Was aber ist eine Sequenz ohne eine zu Herzen gehende Melodie? – Die Melodie aber, „die kommt von Gott”, wie Charles Mingus sagte. „Es gibt keine echte Musik ohne Melodie” meinte Puccini und Mozart sagte „Melodie ist das Wesen der Musik”. – Und mit melodiösen Einfällen war der Komponist Bert Kaempfert reich gesegnet, die Melodien fielen ihm nur so zu, er brauchte sie nur noch aufzuschreiben, also in Noten zu setzen, und dies konnte er nun wieder besonders gut.
Und es entstanden Songs wie Danke Schoen (sein eigenes Lieblingslied), The World We Knew (Over and Over) und das einzigartige L-O-V-E, oft auch in Zusammenarbeit mit dem ebenfalls genialen Herbert Rehbein, oft der „Streicher-Papst” genannt. Alle Künstler von Rang spielten und sangen Bert Kaempfert, von Herb Alpert bis Al Martino, von Sammy Davis bis Shirley Bassey – es sind fast 200 berühmte Namen.
Es soll ja nun in Hamburg auch eine Straße oder ein Platz nach Bert Kaempfert benannt werden. Hat er natürlich längst verdient. Aber das erinnert mich an eine Begegnung mit Einzi Stolz, der Witwe des großen Robert. Ganz ernsthaft sagte sie zu mir: „Christiaaan, du musst unbedingt dafür sorgen, dass a Strass’n nach dir benannt wird, erst dann bist’ was…” – worauf ich antwortete „Liebe Einzi, ich möchte lieber noch eine Weile leben…”. – Ich glaube, es ist schon eine gute Einrichtung, derartige Ehrungen erst post mortem vorzunehmen. Aber – es muss nicht unbedingt 24 Jahre dauern.
Mit Bert Kaempfert verbindet mich – außer der Vorliebe für Aquavit und außer der Neigung zu swingender Musik – die Tatsache, dass ich zwar elf Jahre später, aber nur einen Tag nach ihm geboren wurde, nämlich am 17. Oktober. Irgendetwas muss an der Astrologie ja wohl dran sein, die Waage ist anscheinend doch ein rechtes Musikerzeichen.
Und so haben wir uns heute hier zusammen gefunden, um eines ganz, ganz Großen zu gedenken, eines ganz Bescheidenen, eines Komponisten und Musikproduzenten, der der friedlichsten und wohl den meisten Menschen auch verständlichsten Kunst oblag, die es wohl auf unserer Welt gibt – der Musik. Fips – wir, deine Kollegen, die GEMA als segensreiche Gesellschaft für uns Musikurheber und vor allem deine Fans, ob jung, ob alt, denken an dich in Bewunderung und Hochachtung. Wir lieben dich!

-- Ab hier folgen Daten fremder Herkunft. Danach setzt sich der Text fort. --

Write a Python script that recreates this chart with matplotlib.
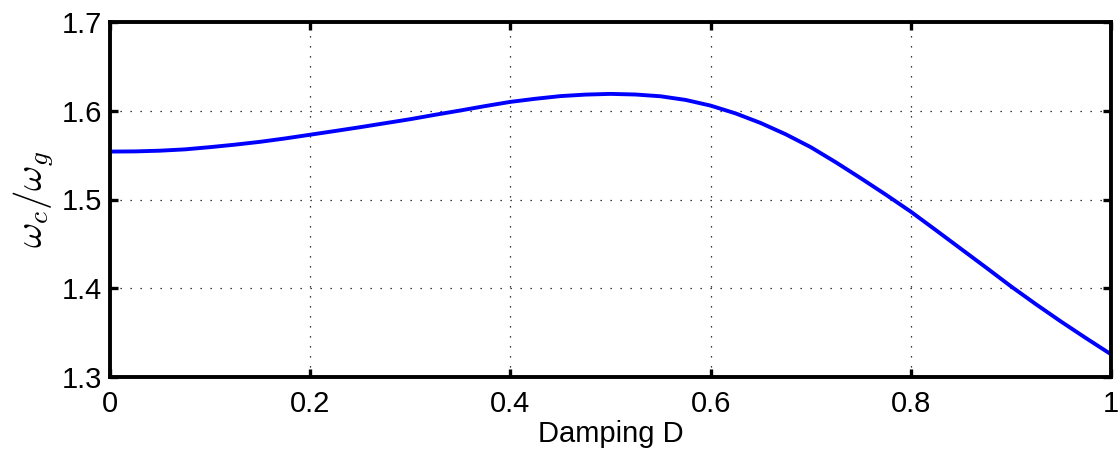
import numpy as np
import matplotlib.pyplot as plt

plt.rcParams['font.family'] = ['Liberation Sans', 'DejaVu Sans']
plt.rcParams['mathtext.fontset'] = 'cm'

# damping values and read-off ratio omega_c / omega_g
damping = [0.0, 0.025, 0.05, 0.075, 0.1, 0.125, 0.15, 0.175, 0.2, 0.225,
           0.25, 0.275, 0.3, 0.325, 0.35, 0.375, 0.4, 0.425, 0.45, 0.475,
           0.5, 0.525, 0.55, 0.575, 0.6, 0.625, 0.65, 0.675, 0.7, 0.725,
           0.75, 0.775, 0.8, 0.825, 0.85, 0.875, 0.9, 0.925, 0.95, 0.975, 1.0]
ratio = [1.5540, 1.5542, 1.5550, 1.5565, 1.5590, 1.5618, 1.5650, 1.5688, 1.5730, 1.5772,
         1.5815, 1.5860, 1.5905, 1.5955, 1.6003, 1.6053, 1.6100, 1.6135, 1.6165, 1.6182,
         1.6190, 1.6183, 1.6163, 1.6122, 1.6058, 1.5970, 1.5862, 1.5735, 1.5590, 1.5420,
         1.5240, 1.5055, 1.4863, 1.4655, 1.4445, 1.4235, 1.4022, 1.3820, 1.3625, 1.3438, 1.3256]

xticks = [0, 0.2, 0.4, 0.6, 0.8, 1]
yticks = [1.3, 1.4, 1.5, 1.6, 1.7]

fig = plt.figure(figsize=(11.2, 4.5), dpi=100)
ax = fig.add_axes([110 / 1120, 1 - 377 / 450, 1001 / 1120, 355 / 450])

ax.plot(damping, ratio, color='#0000ff', linewidth=2.8)

ax.set_xlim(0, 1)
ax.set_ylim(1.3, 1.7)
ax.set_xticks(xticks)
ax.set_xticklabels(['0', '0.2', '0.4', '0.6', '0.8', '1'])
ax.set_yticks(yticks)
ax.set_yticklabels(['1.3', '1.4', '1.5', '1.6', '1.7'])

# matlab style box, inward ticks on every side
ax.tick_params(direction='in', length=6, width=2.4, top=True, right=True,
               labelsize=21)
ax.tick_params(axis='x', pad=9)
ax.tick_params(axis='y', pad=6)
for s in ax.spines.values():
    s.set_linewidth(2.8)

ax.grid(True, color='black', linestyle=(0, (1, 7)), linewidth=0.9)

ax.set_xlabel('Damping D', fontsize=21, labelpad=2)
ax.set_ylabel(r'$\omega_c/\omega_g$', fontsize=28, labelpad=4)

fig.savefig('out.png', dpi=100)
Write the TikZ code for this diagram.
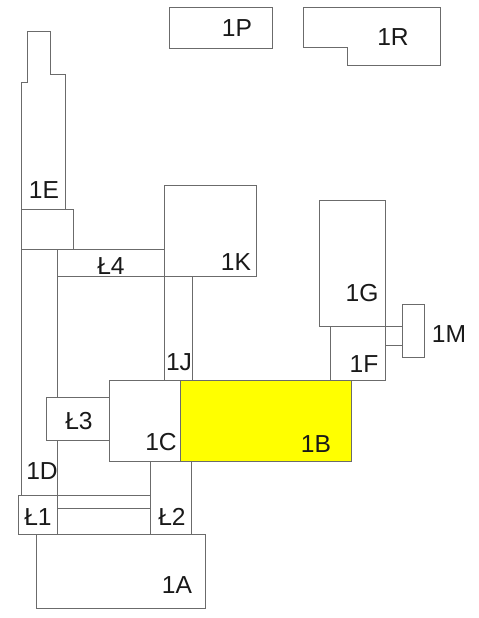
\documentclass[tikz,border=0pt]{standalone}
\usepackage{fontspec}
\setmainfont{Liberation Sans}
\definecolor{room_yellow}{rgb}{1,1,0}
\begin{document}
\begin{tikzpicture}[
  x=0.02cm, y=-0.02cm,
  wall/.style={draw=black!58, line width=0.55pt},
  yellow_room/.style={wall, fill=room_yellow},
  room_label/.style={font=\fontsize{14}{16}\selectfont, text=black!90, inner sep=0pt}
  ]
	\useasboundingbox (0,0) rectangle (478,618);

	\draw[wall] (169.3,7.3) rectangle (272.7,48.3);
	\draw[wall] (303.5,7.3) -- (440.7,7.3) -- (440.7,65) -- (347.5,65) -- (347.5,47.3) -- (303.5,47.3) -- cycle;

	\draw[wall] (21.7,209.3) -- (21.7,82) -- (27.3,82) -- (27.3,31) -- (50.7,31) -- (50.7,74.3) -- (65.7,74.3) -- (65.7,209.3);
	\draw[wall] (21.7,209.3) rectangle (73.3,249.7);
	\draw[wall] (21.7,249.7) -- (21.7,495.7);
	\draw[wall] (57,249.7) -- (57,397.7);
	\draw[wall] (57,440.3) -- (57,495.7);

	\draw[wall] (57,249.7) rectangle (164,276.7);
	\draw[wall] (164,185.3) rectangle (256.7,276.7);
	\draw[wall] (164,276.7) -- (164,380.3);
	\draw[wall] (192.3,276.7) -- (192.3,380.3);

	\draw[wall] (319.3,200) rectangle (385.7,326);
	\draw[wall] (330,326) rectangle (385.7,380.3);
	\draw[wall] (402.3,304) rectangle (424.3,357.7);
	\draw[wall] (385.7,326) -- (402.3,326);
	\draw[wall] (385.7,345) -- (402.3,345);

	\draw[wall] (46.3,397.7) rectangle (109.5,440.3);
	\draw[wall] (109.5,380.3) rectangle (180.5,461.3);
	\draw[yellow_room] (180.5,380.3) rectangle (351.7,461.3);

	\draw[wall] (150,461.3) -- (150,534.3);
	\draw[wall] (191,461.3) -- (191,534.3);
	\draw[wall] (18.5,495.7) rectangle (57,534.3);
	\draw[wall] (57,495.7) -- (150,495.7);
	\draw[wall] (57,508.3) -- (150,508.3);
	\draw[wall] (36,534.3) rectangle (205.7,608.3);

	\node[room_label] (1P) at (237,28.5) {1P};
	\node[room_label] (1R) at (393,37) {1R};
	\node[room_label] (1E) at (44,190) {1E};
	\node[room_label] (L4) at (111,266) {Ł4};
	\node[room_label] (1K) at (236,262) {1K};
	\node[room_label] (1G) at (362,293) {1G};
	\node[room_label] (1F) at (364,364) {1F};
	\node[room_label] (1M) at (449,334) {1M};
	\node[room_label] (1J) at (179,362) {1J};
	\node[room_label] (L3) at (79,421) {Ł3};
	\node[room_label] (1C) at (161,442) {1C};
	\node[room_label] (1B) at (316,444) {1B};
	\node[room_label] (1D) at (42,471) {1D};
	\node[room_label] (L1) at (38,517) {Ł1};
	\node[room_label] (L2) at (172,517) {Ł2};
	\node[room_label] (1A) at (177,585) {1A};
\end{tikzpicture}
\end{document}
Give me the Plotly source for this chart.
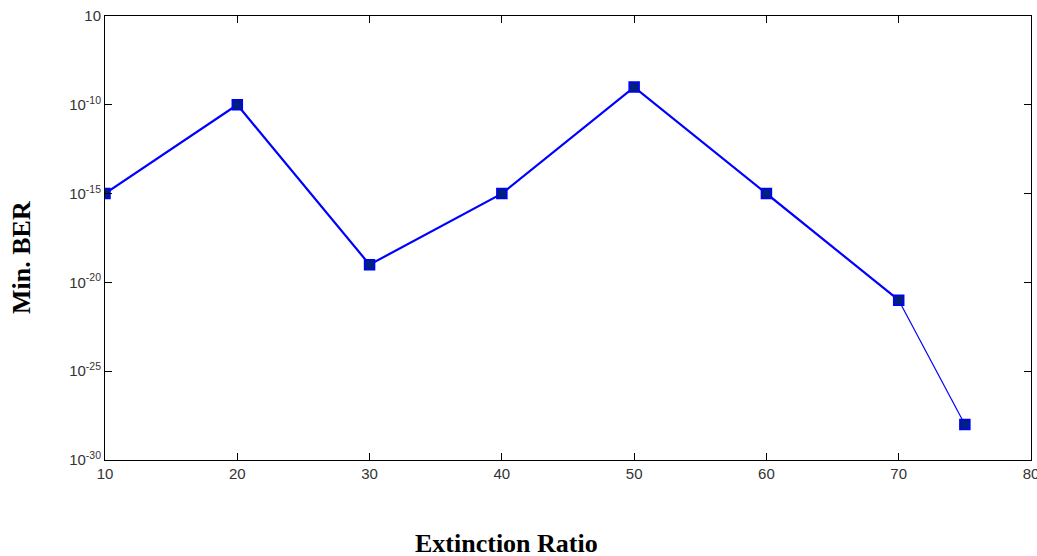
import plotly.graph_objects as go

extinction_ratio = [10, 20, 30, 40, 50, 60, 70, 75]
min_ber = [1e-15, 1e-10, 1e-19, 1e-15, 1e-9, 1e-15, 1e-21, 1e-28]

y_tick_vals = [1e-30, 1e-25, 1e-20, 1e-15, 1e-10, 1e-5]
y_tick_text = ["10<sup>-30</sup>", "10<sup>-25</sup>", "10<sup>-20</sup>",
               "10<sup>-15</sup>", "10<sup>-10</sup>", "10"]
x_tick_vals = [10, 20, 30, 40, 50, 60, 70, 80]

fig = go.Figure()
# thick main line
fig.add_trace(go.Scatter(
    x=extinction_ratio[:-1], y=min_ber[:-1], mode="lines",
    line=dict(color="#0000ff", width=2.2), showlegend=False, hoverinfo="skip"))
# thinner final segment
fig.add_trace(go.Scatter(
    x=extinction_ratio[-2:], y=min_ber[-2:], mode="lines",
    line=dict(color="#0000ff", width=1.2), showlegend=False, hoverinfo="skip"))
# markers
fig.add_trace(go.Scatter(
    x=extinction_ratio, y=min_ber, mode="markers",
    marker=dict(symbol="square", size=10, color="#00207f",
                line=dict(color="#0000ff", width=1.5)),
    showlegend=False))

axis_font = dict(family="Liberation Sans Narrow, Arial Narrow, Liberation Sans, sans-serif",
                 size=15, color="#333333")
title_font = dict(family="Liberation Serif, Times New Roman, serif", size=26, color="#000000")

fig.update_layout(
    width=1037, height=556,
    margin=dict(l=105, r=6, t=16, b=96),
    paper_bgcolor="white", plot_bgcolor="white",
    xaxis=dict(range=[10, 80], tickvals=x_tick_vals, ticks="inside", ticklen=7,
               tickcolor="#000000", showline=True, linecolor="#000000", linewidth=1,
               mirror="ticks", showgrid=False, zeroline=False, tickfont=axis_font,
               automargin=False, ticklabeloverflow="allow"),
    yaxis=dict(type="log", range=[-30, -5], tickvals=y_tick_vals, ticktext=y_tick_text,
               ticks="inside", ticklen=7, tickcolor="#000000", showline=True,
               linecolor="#000000", linewidth=1, mirror="ticks", showgrid=False,
               zeroline=False, tickfont=axis_font, automargin=False,
               ticklabeloverflow="allow"),
    annotations=[
        dict(text="<b>Extinction Ratio</b>", x=0.434, y=-0.187, xref="paper", yref="paper",
             xanchor="center", yanchor="middle", showarrow=False, font=title_font),
        dict(text="<b>Min. BER</b>", x=-0.0896, y=0.455, xref="paper", yref="paper",
             xanchor="center", yanchor="middle", showarrow=False, textangle=-90,
             font=title_font),
    ],
)

fig.write_html("out.html", config={"displayModeBar": False},
               post_script="document.body.style.margin='0';document.body.style.padding='0';")
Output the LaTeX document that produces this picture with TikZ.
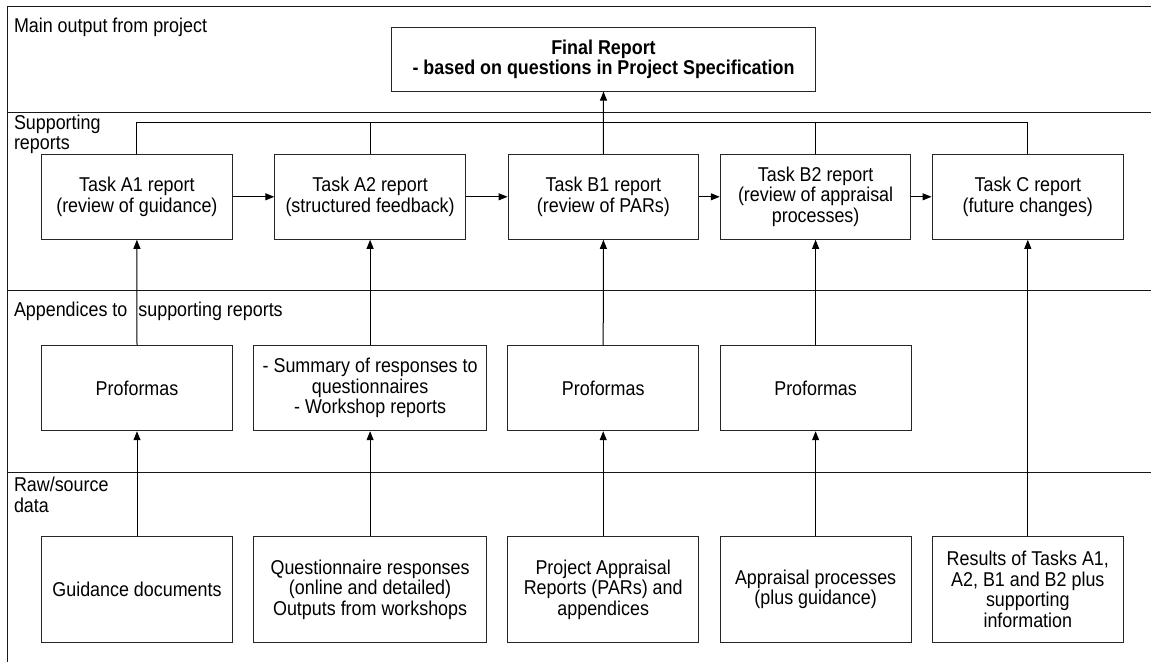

Lassen Sie mich schließen mit den Worten seiner beiden Töchter: „Unser Vater ist nicht tot. Mit seiner Musik lebt er weiter, für uns, für unsere Kinder und Enkel und für alle, die seine Musik lieben. Solange seine Musik noch irgendwo auf der Welt gespielt wird, ist Bert Kaempfert nicht tot. Er lebt.”